16/02/2017 - 9:21
Nas janelas verdes da casa branca de telhas coloniais, Vera Lúcia Dias da Silva cultiva flores e plantas do cerrado. Uma estampa do Divino Espírito Santo, da folia de setembro, ainda está na parede. A voz dela parece sair com um sopro, mas para dentro. Os olhos são negros e brilhosos. Com insistência, começa a conversar. É sertaneja desconfiada, arisca, que vive num mundo perigoso. Guimarães Rosa passou por essa casa na viagem que fez à região em 1952, com o vaqueiro Manuel Nardi, o Manuelzão. Os pais de Vera moravam ali.
A casa fica no fim da estrada que começa no centro de Três Marias, cidade visitada duas vezes no ano passado por grupos fortemente armados especializados em roubo a banco. Por esse caminho, correm bandidos. Muitos vieram pedir água, sujos e maltrapilhos, fugindo de polícia. Vera Lúcia abriu a porta e lhes deu água. Usou o estilo tranquilo e sereno para se livrar do perigo. Certa vez, saía de carro com o marido quando um homem com uma mochila e algo dentro que fazia volume de facão os mandou parar e entrou no veículo. Sentou no banco do carona e ordenou que fossem para a cidade. À sabedoria sertaneja, ela uniu a fé. Evangélica há alguns anos, Vera Lúcia conta que, em meio à aflição do marido, dizia para o bandido que Jesus o amava, que ele seria libertado. O homem mostrou surpresa com a calma dela. Na cidade, Vera exigiu com a mesma voz serena que ele saísse do carro. O bandido não quis sair. Com voz firme, ela disse então: “Moço, Jesus vai te abençoar por toda a vida, mas agora o senhor vai me dar licença e sair do carro”. O homem deixou o veículo. Tinha contado até ali boa parte de suas histórias de crime.

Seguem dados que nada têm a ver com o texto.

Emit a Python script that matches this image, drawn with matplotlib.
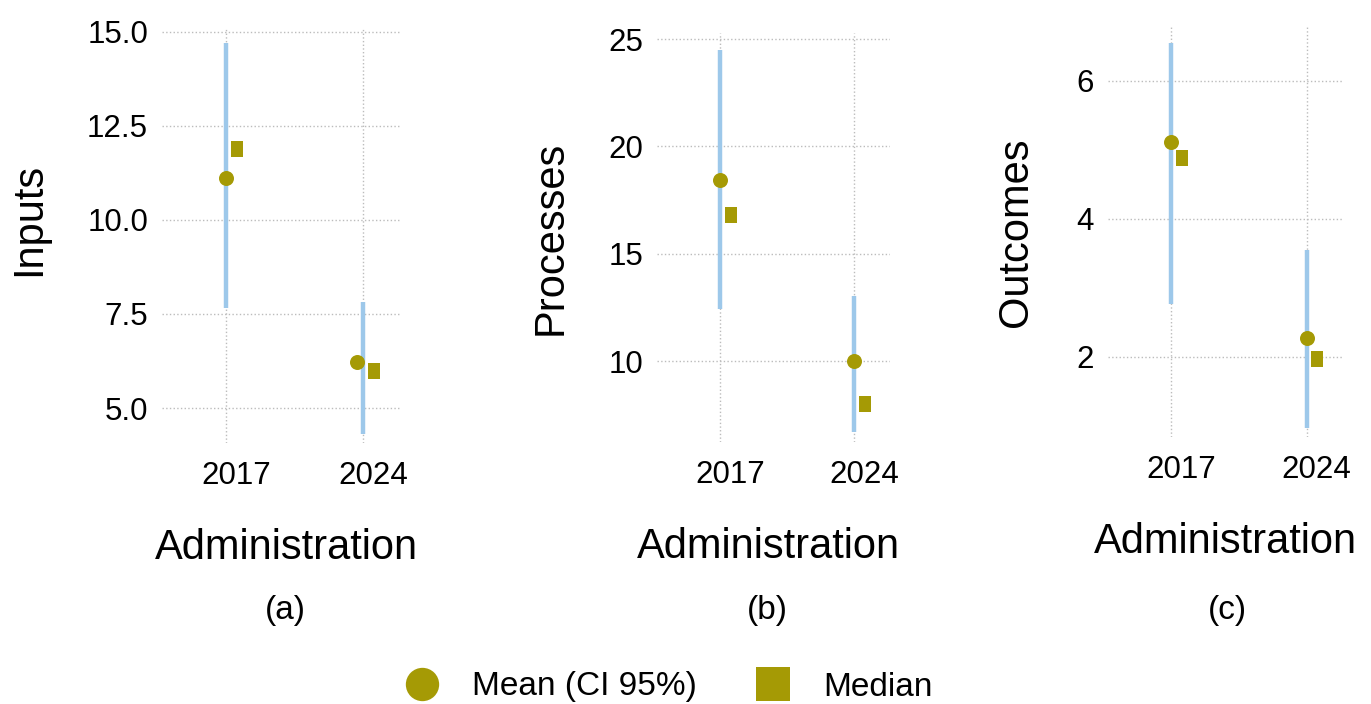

A violência não apenas bateu na porta de Vera Lúcia, mas residiu bom tempo em cada cômodo da casa. Uma violência provocada por amores proibidos. É após um bom tempo de conversa que ela se solta. Diz que não gosta de falar dos que moraram na casa antes de sua família. Dos casos de morte que ocorreram. Conta apenas que houve uma história de amor, um rapaz que foi proibido de ter relação com a empregada da família. Uma tragédia deu sequências a outras. “Antes, na noite, pessoas batiam na parede de cada quarto. Certa vez, uma visita foi acordada por alguém que dizia que aquele quarto era dela e ali morava uma mulher chata.” Essa mulher era Vera Lúcia. “Eu soube lidar com todos eles. Foram embora. Trato a todos com respeito, mas peço licença para saírem.” As informações são do jornal O Estado de S. Paulo.